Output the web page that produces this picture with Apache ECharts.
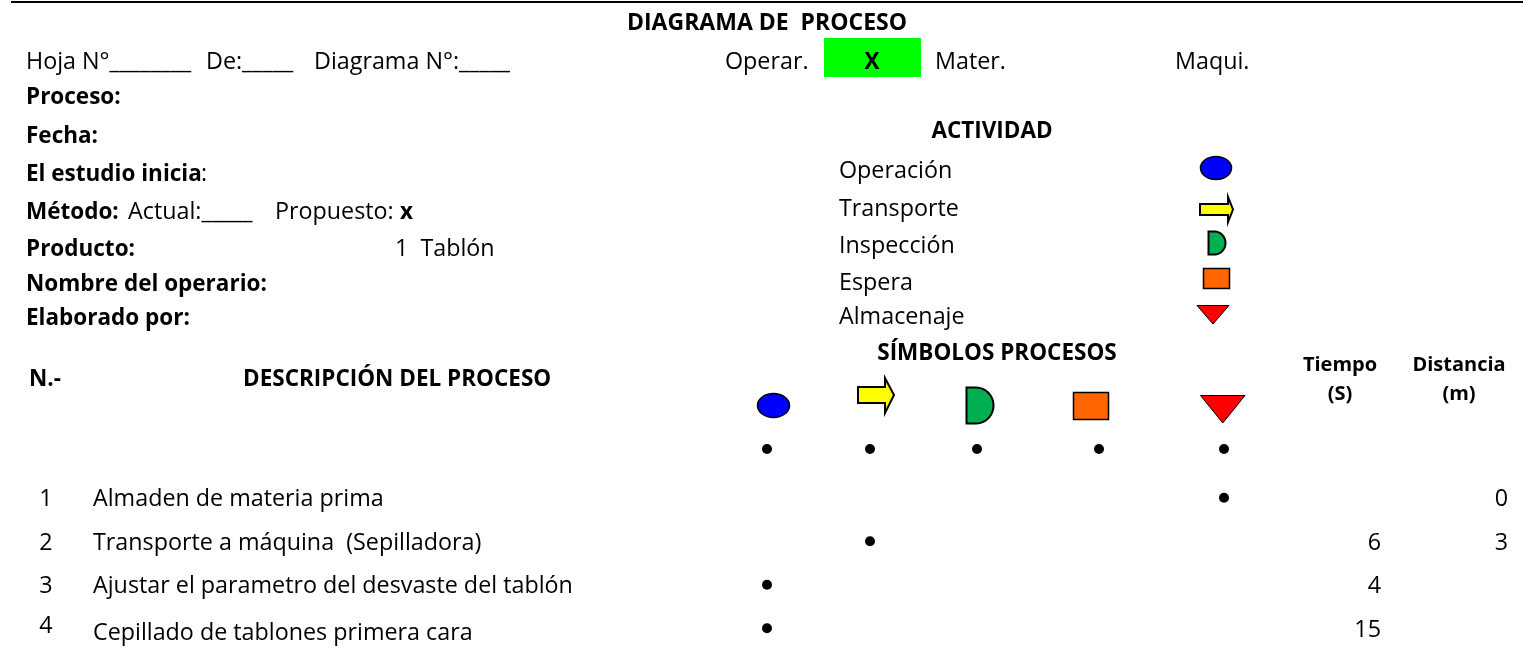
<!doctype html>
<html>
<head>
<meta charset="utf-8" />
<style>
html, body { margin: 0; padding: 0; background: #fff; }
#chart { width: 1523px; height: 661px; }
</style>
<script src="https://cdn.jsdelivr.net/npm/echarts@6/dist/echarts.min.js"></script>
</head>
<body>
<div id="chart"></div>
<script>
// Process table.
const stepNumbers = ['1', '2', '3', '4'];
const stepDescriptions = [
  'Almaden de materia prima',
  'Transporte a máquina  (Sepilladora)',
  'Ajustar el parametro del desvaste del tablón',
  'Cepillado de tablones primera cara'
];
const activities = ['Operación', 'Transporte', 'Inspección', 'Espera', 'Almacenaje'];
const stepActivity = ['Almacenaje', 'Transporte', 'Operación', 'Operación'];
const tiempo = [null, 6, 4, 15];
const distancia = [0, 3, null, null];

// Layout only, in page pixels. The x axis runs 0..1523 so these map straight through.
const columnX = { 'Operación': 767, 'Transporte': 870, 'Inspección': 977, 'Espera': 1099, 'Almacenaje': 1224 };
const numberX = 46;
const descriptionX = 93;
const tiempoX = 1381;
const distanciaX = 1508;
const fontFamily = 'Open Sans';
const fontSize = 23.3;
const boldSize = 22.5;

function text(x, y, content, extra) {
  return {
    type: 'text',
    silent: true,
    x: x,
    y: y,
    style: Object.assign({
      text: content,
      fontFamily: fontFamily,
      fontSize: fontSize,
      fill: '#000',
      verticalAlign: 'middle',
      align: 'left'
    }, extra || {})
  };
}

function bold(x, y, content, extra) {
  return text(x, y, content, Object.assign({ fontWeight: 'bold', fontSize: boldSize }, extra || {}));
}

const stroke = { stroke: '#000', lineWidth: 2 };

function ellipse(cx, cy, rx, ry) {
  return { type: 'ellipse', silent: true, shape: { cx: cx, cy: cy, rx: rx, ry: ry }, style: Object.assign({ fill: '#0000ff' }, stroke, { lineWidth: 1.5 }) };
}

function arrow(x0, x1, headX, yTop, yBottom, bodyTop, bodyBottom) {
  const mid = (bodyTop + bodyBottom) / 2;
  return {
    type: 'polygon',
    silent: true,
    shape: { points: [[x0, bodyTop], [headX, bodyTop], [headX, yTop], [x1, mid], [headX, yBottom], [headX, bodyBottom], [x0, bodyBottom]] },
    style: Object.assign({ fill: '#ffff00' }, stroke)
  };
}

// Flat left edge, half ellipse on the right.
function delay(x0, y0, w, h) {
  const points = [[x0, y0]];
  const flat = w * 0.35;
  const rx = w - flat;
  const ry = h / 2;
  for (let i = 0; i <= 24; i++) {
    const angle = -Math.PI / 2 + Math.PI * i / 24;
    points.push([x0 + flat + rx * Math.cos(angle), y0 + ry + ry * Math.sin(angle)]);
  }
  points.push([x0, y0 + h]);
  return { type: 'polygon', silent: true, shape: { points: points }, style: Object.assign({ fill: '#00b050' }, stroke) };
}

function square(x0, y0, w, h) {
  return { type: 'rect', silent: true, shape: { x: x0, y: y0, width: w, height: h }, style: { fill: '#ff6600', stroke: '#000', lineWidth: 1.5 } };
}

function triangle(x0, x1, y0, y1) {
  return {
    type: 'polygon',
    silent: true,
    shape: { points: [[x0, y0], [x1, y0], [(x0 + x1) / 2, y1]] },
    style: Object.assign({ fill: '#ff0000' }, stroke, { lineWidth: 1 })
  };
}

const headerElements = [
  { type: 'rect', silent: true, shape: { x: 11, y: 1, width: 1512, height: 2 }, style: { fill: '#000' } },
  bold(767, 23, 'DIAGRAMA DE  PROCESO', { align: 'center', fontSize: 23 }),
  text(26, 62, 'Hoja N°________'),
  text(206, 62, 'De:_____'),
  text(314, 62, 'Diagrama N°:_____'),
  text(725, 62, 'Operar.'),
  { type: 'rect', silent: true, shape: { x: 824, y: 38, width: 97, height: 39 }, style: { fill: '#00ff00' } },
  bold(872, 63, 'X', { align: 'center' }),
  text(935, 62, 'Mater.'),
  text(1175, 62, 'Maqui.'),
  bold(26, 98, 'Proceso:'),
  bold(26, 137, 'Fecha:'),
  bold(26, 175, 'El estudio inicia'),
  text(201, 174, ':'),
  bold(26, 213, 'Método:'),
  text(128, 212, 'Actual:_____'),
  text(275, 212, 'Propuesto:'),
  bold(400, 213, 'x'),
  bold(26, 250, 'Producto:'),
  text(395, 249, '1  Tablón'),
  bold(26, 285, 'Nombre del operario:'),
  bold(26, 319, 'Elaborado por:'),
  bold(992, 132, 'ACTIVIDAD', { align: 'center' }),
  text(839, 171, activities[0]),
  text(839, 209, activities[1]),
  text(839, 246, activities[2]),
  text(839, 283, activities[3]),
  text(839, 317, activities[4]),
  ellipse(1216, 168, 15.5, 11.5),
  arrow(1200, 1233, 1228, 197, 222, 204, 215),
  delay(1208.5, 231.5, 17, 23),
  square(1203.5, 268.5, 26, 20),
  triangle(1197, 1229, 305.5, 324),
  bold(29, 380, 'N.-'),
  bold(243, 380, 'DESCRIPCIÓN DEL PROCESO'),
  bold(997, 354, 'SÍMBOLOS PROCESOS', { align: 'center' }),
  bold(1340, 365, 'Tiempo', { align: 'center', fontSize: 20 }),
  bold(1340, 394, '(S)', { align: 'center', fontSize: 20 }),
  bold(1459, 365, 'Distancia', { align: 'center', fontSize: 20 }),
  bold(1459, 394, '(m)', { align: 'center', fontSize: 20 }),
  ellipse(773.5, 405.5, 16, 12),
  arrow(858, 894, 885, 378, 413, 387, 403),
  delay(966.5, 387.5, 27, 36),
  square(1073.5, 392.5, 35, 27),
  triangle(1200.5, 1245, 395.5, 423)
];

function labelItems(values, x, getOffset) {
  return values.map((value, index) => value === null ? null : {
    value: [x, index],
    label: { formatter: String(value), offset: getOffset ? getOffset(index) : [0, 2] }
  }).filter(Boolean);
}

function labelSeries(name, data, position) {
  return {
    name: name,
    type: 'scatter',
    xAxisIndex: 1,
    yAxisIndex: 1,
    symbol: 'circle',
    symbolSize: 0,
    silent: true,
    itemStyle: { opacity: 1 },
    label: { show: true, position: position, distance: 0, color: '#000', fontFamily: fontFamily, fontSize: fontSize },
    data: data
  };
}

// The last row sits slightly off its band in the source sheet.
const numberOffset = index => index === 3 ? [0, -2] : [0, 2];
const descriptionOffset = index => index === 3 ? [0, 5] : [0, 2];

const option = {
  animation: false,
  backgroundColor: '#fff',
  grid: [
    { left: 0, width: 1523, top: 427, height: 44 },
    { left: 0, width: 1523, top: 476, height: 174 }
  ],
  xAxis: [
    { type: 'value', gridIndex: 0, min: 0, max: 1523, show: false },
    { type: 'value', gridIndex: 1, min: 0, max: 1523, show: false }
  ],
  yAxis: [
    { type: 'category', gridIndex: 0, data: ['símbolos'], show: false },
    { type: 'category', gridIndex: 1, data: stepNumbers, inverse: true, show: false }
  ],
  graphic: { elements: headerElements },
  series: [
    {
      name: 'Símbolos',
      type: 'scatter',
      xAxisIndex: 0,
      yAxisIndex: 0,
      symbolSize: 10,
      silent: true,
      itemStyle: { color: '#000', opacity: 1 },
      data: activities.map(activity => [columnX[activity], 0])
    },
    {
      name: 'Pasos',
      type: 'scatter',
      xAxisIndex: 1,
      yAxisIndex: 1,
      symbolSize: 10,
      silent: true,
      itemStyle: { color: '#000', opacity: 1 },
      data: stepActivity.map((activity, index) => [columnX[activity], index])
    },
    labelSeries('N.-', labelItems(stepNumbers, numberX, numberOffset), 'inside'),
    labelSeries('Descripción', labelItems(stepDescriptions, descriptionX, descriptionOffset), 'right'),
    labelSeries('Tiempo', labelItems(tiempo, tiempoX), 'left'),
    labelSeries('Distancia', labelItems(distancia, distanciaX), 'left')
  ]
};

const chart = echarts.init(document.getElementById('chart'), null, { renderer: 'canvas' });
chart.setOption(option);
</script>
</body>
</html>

STATED GOAL
Exactly reproduce the run of lines from the start of the listing through the line with "stroke: '#000', lineWidth: 2", inclusive; pictures are not copied.

REPLY
Output the web page that produces this picture with Apache ECharts.
<!doctype html>
<html>
<head>
<meta charset="utf-8" />
<style>
html, body { margin: 0; padding: 0; background: #fff; }
#chart { width: 1523px; height: 661px; }
</style>
<script src="https://cdn.jsdelivr.net/npm/echarts@6/dist/echarts.min.js"></script>
</head>
<body>
<div id="chart"></div>
<script>
// Process table.
const stepNumbers = ['1', '2', '3', '4'];
const stepDescriptions = [
  'Almaden de materia prima',
  'Transporte a máquina  (Sepilladora)',
  'Ajustar el parametro del desvaste del tablón',
  'Cepillado de tablones primera cara'
];
const activities = ['Operación', 'Transporte', 'Inspección', 'Espera', 'Almacenaje'];
const stepActivity = ['Almacenaje', 'Transporte', 'Operación', 'Operación'];
const tiempo = [null, 6, 4, 15];
const distancia = [0, 3, null, null];

// Layout only, in page pixels. The x axis runs 0..1523 so these map straight through.
const columnX = { 'Operación': 767, 'Transporte': 870, 'Inspección': 977, 'Espera': 1099, 'Almacenaje': 1224 };
const numberX = 46;
const descriptionX = 93;
const tiempoX = 1381;
const distanciaX = 1508;
const fontFamily = 'Open Sans';
const fontSize = 23.3;
const boldSize = 22.5;

function text(x, y, content, extra) {
  return {
    type: 'text',
    silent: true,
    x: x,
    y: y,
    style: Object.assign({
      text: content,
      fontFamily: fontFamily,
      fontSize: fontSize,
      fill: '#000',
      verticalAlign: 'middle',
      align: 'left'
    }, extra || {})
  };
}

function bold(x, y, content, extra) {
  return text(x, y, content, Object.assign({ fontWeight: 'bold', fontSize: boldSize }, extra || {}));
}

const stroke = { stroke: '#000', lineWidth: 2 };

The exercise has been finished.